The CC-115 Buffalo aircraft flew an impressive 55 years in the Royal Canadian Air Force (RCAF) from 1967 to 2022.
The first CC-115s were stationed at 429 Squadron in Saint-Hubert, Quebec, where they performed a medium tactical transport role, such as transportation of troops and equipment. In the 1970s, most of the Buffalo fleet were transitioned to search and rescue (SAR) operations at 413 Squadron (Summerside, Prince Edward Island), 424 Squadron (Trenton, Ontario), 440 Squadron (Edmonton, Alberta) and 442 Squadron (Comox, British Columbia). As a SAR aircraft, the Buffalo was capable of performing searches over land and sea, supporting rescues and searches with illumination flares, as well as parachuting SAR Technicians, rescue supplies and equipment to aeronautical and marine emergencies. It was also used for medical evacuations and transport.
The Buffalo also participated in exercises and operations around the world.
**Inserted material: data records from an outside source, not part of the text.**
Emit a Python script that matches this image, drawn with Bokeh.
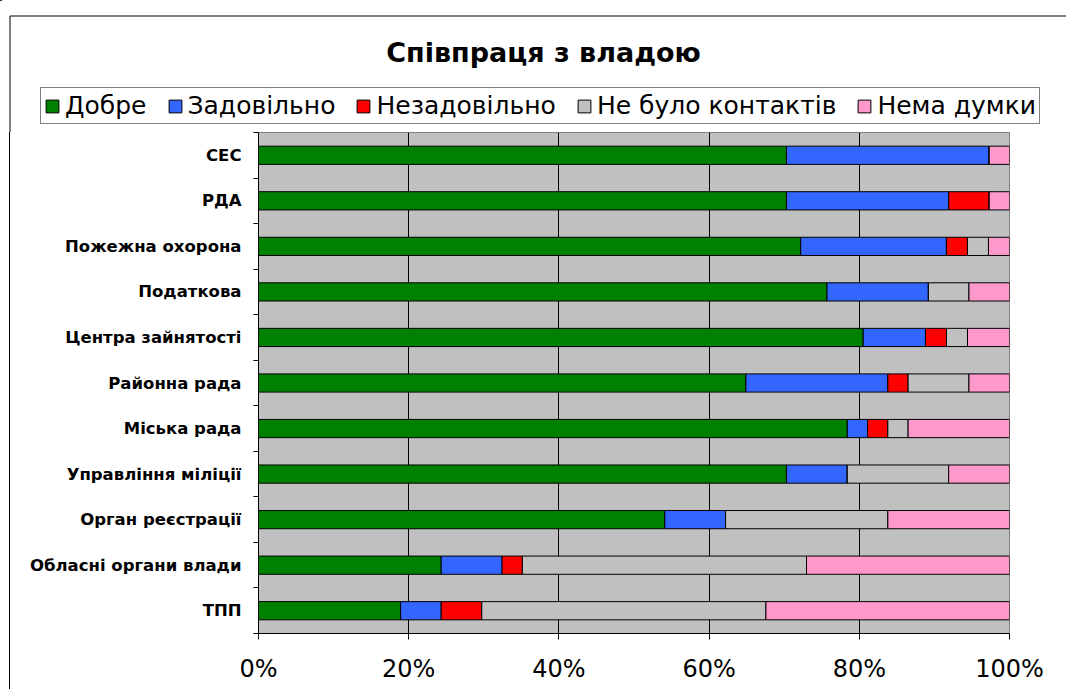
from bokeh.plotting import figure
from bokeh.layouts import column, row
from bokeh.models import (Range1d, FixedTicker, PrintfTickFormatter, Legend, LegendItem,
                          Label, ColumnDataSource)
from bokeh.embed import file_html
from bokeh.resources import INLINE

title_text = "Співпраця з владою"
categories = ["СЕС", "РДА", "Пожежна охорона", "Податкова", "Центра зайнятості",
              "Районна рада", "Міська рада", "Управління міліції", "Орган реєстрації",
              "Обласні органи влади", "ТПП"]
series_names = ["Добре", "Задовільно", "Незадовільно", "Не було контактів", "Нема думки"]
dobre = [70.3, 70.3, 72.2, 75.7, 80.6, 64.9, 78.4, 70.3, 54.1, 24.3, 18.9]
zadovilno = [27.0, 21.6, 19.4, 13.5, 8.3, 18.9, 2.7, 8.1, 8.1, 8.1, 5.4]
nezadovilno = [0.0, 5.4, 2.8, 0.0, 2.8, 2.7, 2.7, 0.0, 0.0, 2.7, 5.4]
ne_bulo = [0.0, 0.0, 2.8, 5.4, 2.8, 8.1, 2.7, 13.5, 21.6, 37.8, 37.8]
nema_dumky = [2.7, 2.7, 2.8, 5.4, 5.6, 5.4, 13.5, 8.1, 16.2, 27.0, 32.4]
x_ticks = [0, 20, 40, 60, 80, 100]
colors = ["#008000", "#3366FF", "#FF0000", "#C0C0C0", "#FF99CC"]

series = [dobre, zadovilno, nezadovilno, ne_bulo, nema_dumky]
n = len(categories)
totals = [sum(s[i] for s in series) for i in range(n)]
centers = [i + 0.5 for i in range(n)]

FONT = "DejaVu Sans"
W, H = 1066, 689
HEAD_H = 132
MAIN_H = H - HEAD_H

# ---------------- header: title, legend, chart-area border ----------------
head = figure(width=W, height=HEAD_H, output_backend="svg", toolbar_location=None,
              x_range=Range1d(0, W), y_range=Range1d(HEAD_H, 0),
              x_axis_location=None, y_axis_location=None,
              min_border_left=0, min_border_right=0, min_border_top=0, min_border_bottom=0)
head.grid.visible = False
head.outline_line_color = None
head.background_fill_color = "white"
head.border_fill_color = "white"
head.segment(x0=[9.5, 9.5], y0=[15.5, 15.5], x1=[W, 9.5], y1=[15.5, HEAD_H],
             line_color="#000000", line_width=1)

head_renderers = []
for col in colors:
    # off-screen placeholder bars: only used to draw the legend swatches
    r = head.hbar(y=[-1000], left=[0], right=[1], height=1, fill_color=col,
                  line_color="#000000", line_width=1)
    head_renderers.append(r)

legend = Legend(items=[LegendItem(label=nm, renderers=[r])
                       for nm, r in zip(series_names, head_renderers)],
                orientation="horizontal", location=(40, 8),
                label_text_font=FONT, label_text_font_size="25px",
                label_text_color="#000000",
                glyph_width=16, glyph_height=16, label_standoff=5, spacing=20,
                padding=3, margin=0, border_line_color="#000000",
                background_fill_color="white", background_fill_alpha=1.0)
head.add_layout(legend, "center")

head.add_layout(Label(x=543, y=52, text=title_text, text_align="center",
                      text_baseline="middle", text_font=FONT, text_font_style="bold",
                      text_font_size="27px", text_color="#000000"))

# ---------------- main chart ----------------
p = figure(width=W, height=MAIN_H, output_backend="svg", toolbar_location=None,
           x_range=Range1d(0, 100), y_range=Range1d(n, 0),
           min_border_left=258, min_border_right=57, min_border_top=0,
           min_border_bottom=56)
p.background_fill_color = "#C0C0C0"
p.border_fill_color = None
p.outline_line_color = "#808080"
# left edge of the chart-area border continues down the page
p.styles = {
    "background-color": "white",
    "background-image": "linear-gradient(#000000, #000000)",
    "background-position": "9px 0px",
    "background-size": "1px 100%",
    "background-repeat": "no-repeat",
}

left = [0.0] * n
for vals, col in zip(series, colors):
    pct = [v * 100.0 / t for v, t in zip(vals, totals)]
    right = [l + v for l, v in zip(left, pct)]
    src = ColumnDataSource(dict(y=centers, left=left, right=right))
    p.hbar(y="y", left="left", right="right", height=0.4, source=src,
           fill_color=col, line_color="#000000", line_width=1)
    left = right

xa = p.xaxis[0]
xa.ticker = FixedTicker(ticks=x_ticks)
xa.formatter = PrintfTickFormatter(format="%d%%")
xa.major_tick_out = 6
xa.major_tick_in = 0
xa.minor_tick_line_color = None
xa.axis_line_color = "#000000"
xa.major_tick_line_color = "#000000"
xa.major_label_text_font = FONT
xa.major_label_text_font_size = "24px"
xa.major_label_text_color = "#000000"
xa.major_label_standoff = 15

ya = p.yaxis[0]
ya.ticker = FixedTicker(ticks=centers, minor_ticks=list(range(n + 1)))
ya.major_label_overrides = {c: lab for c, lab in zip(centers, categories)}
ya.major_tick_out = 0
ya.major_tick_in = 0
ya.minor_tick_out = 5
ya.minor_tick_in = 0
ya.minor_tick_line_color = "#000000"
ya.axis_line_color = "#000000"
ya.major_label_text_font = FONT
ya.major_label_text_font_style = "bold"
ya.major_label_text_font_size = "16.5px"
ya.major_label_text_color = "#000000"
ya.major_label_standoff = 12

p.xgrid.grid_line_color = "#000000"
p.xgrid.grid_line_width = 1
p.ygrid.grid_line_color = None

# nesting the header in its own row keeps its frame from being aligned to the chart's
layout = column(row(head, spacing=0), p, spacing=0)

open("out.html", "w").write(file_html(layout, INLINE))
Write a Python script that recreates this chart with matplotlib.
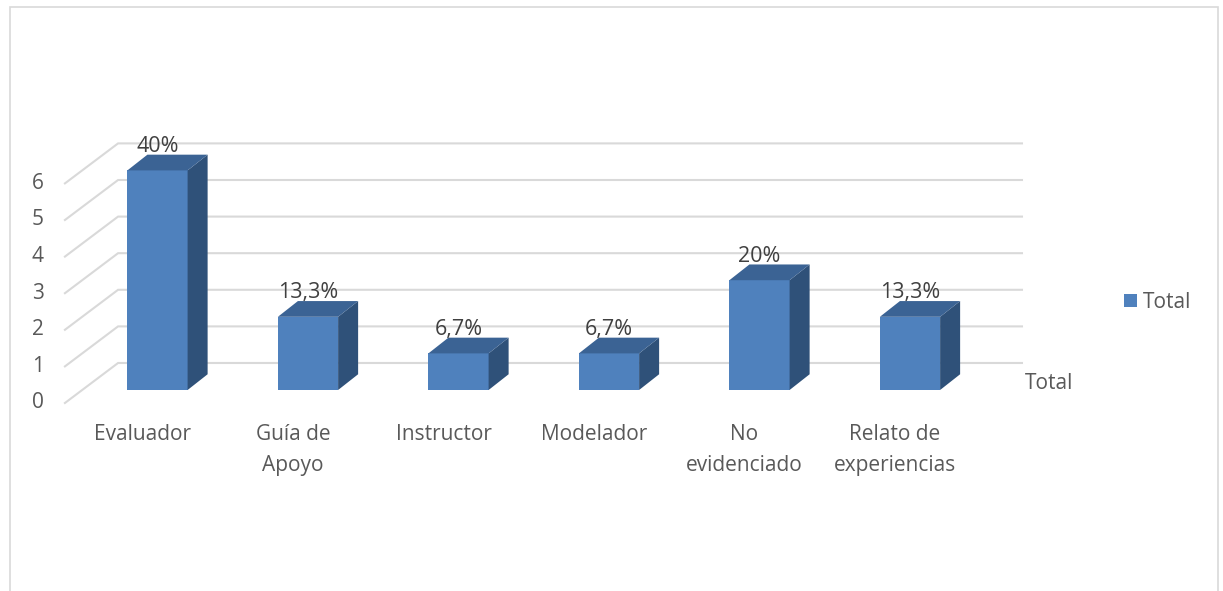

On August 9, 1974, while on a peacekeeping mission, an unarmed CC-115 Buffalo was shot down by Syrian missiles during a regular resupply mission in the Middle East. All nine Canadian peacekeepers onboard were killed. It was the largest single-day loss of Canadian Armed Forces personnel in a peace support operation and led to the establishment of National Peacekeepers' Day, which is marked annually in Canada on August 9.
By the early 2000s, the remaining Buffalo fleet was based entirely at 442 Squadron where it served a vast territory from British Columbia to the Yukon, and from the Rocky Mountains to 1,200 kilometers out over the Pacific Ocean. The aircraft’s agility and all-weather capabilities were well suited for the rough and mountainous terrain on Canada’s West Coast because it could take off and land on rugged strips as short as a soccer field. It was also known for “valley shoots” where the aircraft could slowly descend from a mountain top to sea level.